As a combination of above two classical clinical evaluation parameters, NPAR was proved to be an independent predictor for clinical outcomes of many diseases, such as STEMI, severe sepsis and acute kidney injury [12, 14, 15]. Moreover, Yu et al. [13] found admission NPAR was independently associated with in-hospital, 30-day and 365-day mortality in patients with CS. And Hu et al. [30] found that NPAR was independently associated with in-hospital, 30-day, 90-day and 365-day mortality in patients with HF, including both acute heart failure (AHF) and CHF. All the above results were similar to our study. To our knowledge, this is the first study to explore the effect of NPAR for the short-term and long-term prognosis (2-year mortality) in patients with CHF. Further exploring the association between NPAR and three classifications of CHF patients, we found that elevated NPAR was associated with poor outcomes in patients with HFpEF, but not HFrEF. It is a result that was first discovered and it was actually sound from pathophysiological standpoint. Old concept of HFpEF was a hypertrophied heart with diastolic failure that evolves into systolic failure over time. However, prevailing concepts of HFpEF and HFrEF were separate diseases. Pathophysiological mechanism of HFpEF was mainly caused by microvascular inflammation and HFrEF was caused by cardiomyocyte loss associated with neurohormonal dysactivation [31]. Also, HFpEF was characterized in many patients by the coexistence of a systemic metabolic or inflammatory disorder that causes coronary endothelial dysfunction, microvascular rarefaction, and cardiac fibrosis [32]. The pathophysiological mechanism of HFpEF patients was more related to inflammation. So NPAR, as a useful marker of inflammation, can predict the clinical prognosis of HFpEF patients better than that of HFrEF patients.

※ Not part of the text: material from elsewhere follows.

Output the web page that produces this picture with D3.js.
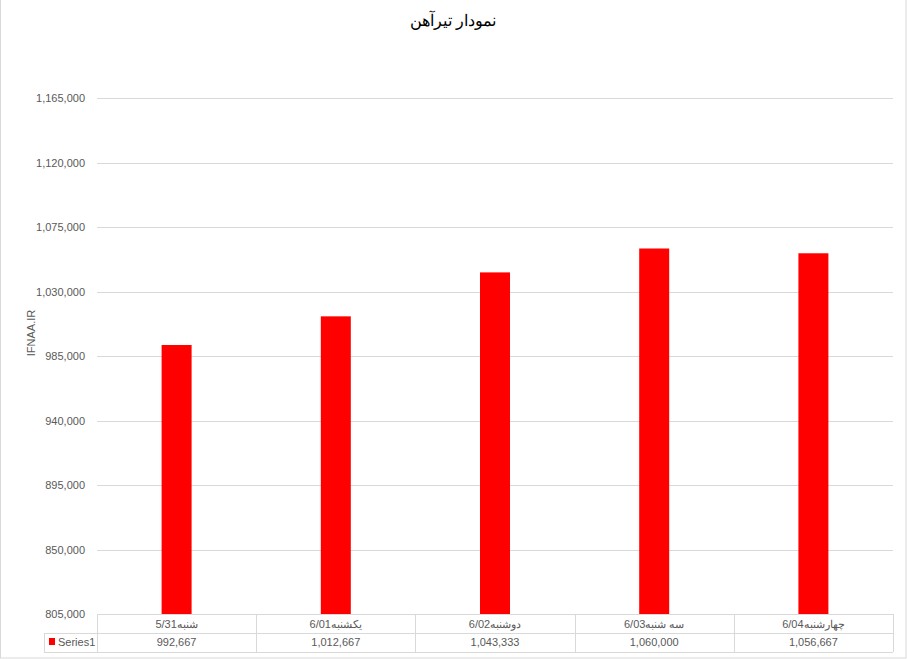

In our study, we found that although both neutrophil percentage and albumin could influence the outcomes of patients with CHF, NPAR may offer more predictive power than the single factor. From ROC curves, the AUC used by NPAR to predict mortality in patients with severe CHF was greater than those used by neutrophil percentage and albumin, separately. In clinic, both neutrophil percentage and albumin are readily available, inexpensive and convenient. NPAR, combined with these two factors, may provide a fast assessment of risk for each patient with CHF in order to make a more precise decision for therapeutic strategy and medical resource allocation. Of course, according to the ROC analysis in our study, the predictive performance of NPAR for all-cause mortality in patients with CHF appears not good. Our findings suggest that a single NPAR test alone may also not be sufficient to predict long-term mortality in patients with CHF. However, whether NPAR can be combined with other symptom scores or traditional biomarkers to enhance prediction remains to be investigated.

Limitation

Some limitations should be mentioned. This study was a single retrospective study; inevitable bias may affect the authenticity of the results. Second, although we have done our best to control for bias using multivariate models, there are still missing influence factors or other unknown factors that may confound the results. Furthermore, In addition, considering the unsatisfactory ROC values of NPAR, it is necessary to develop multivariate models or scoring systems that incorporate NPARs, in order to better predict clinical outcomes in patients with CHF.

Conclusions

Admission NPAR is independently correlated with 90-day, 1-year and 2-year all-cause mortality in patients with CHF. Early evaluation of NPAR may help with risk stratification in patients with CHF. However, the predictive performance of NPAR alone on long-term mortality appears not good. In future, a prospective study are highly recommended to verify the prognostic value of NPAR combined with other predictors.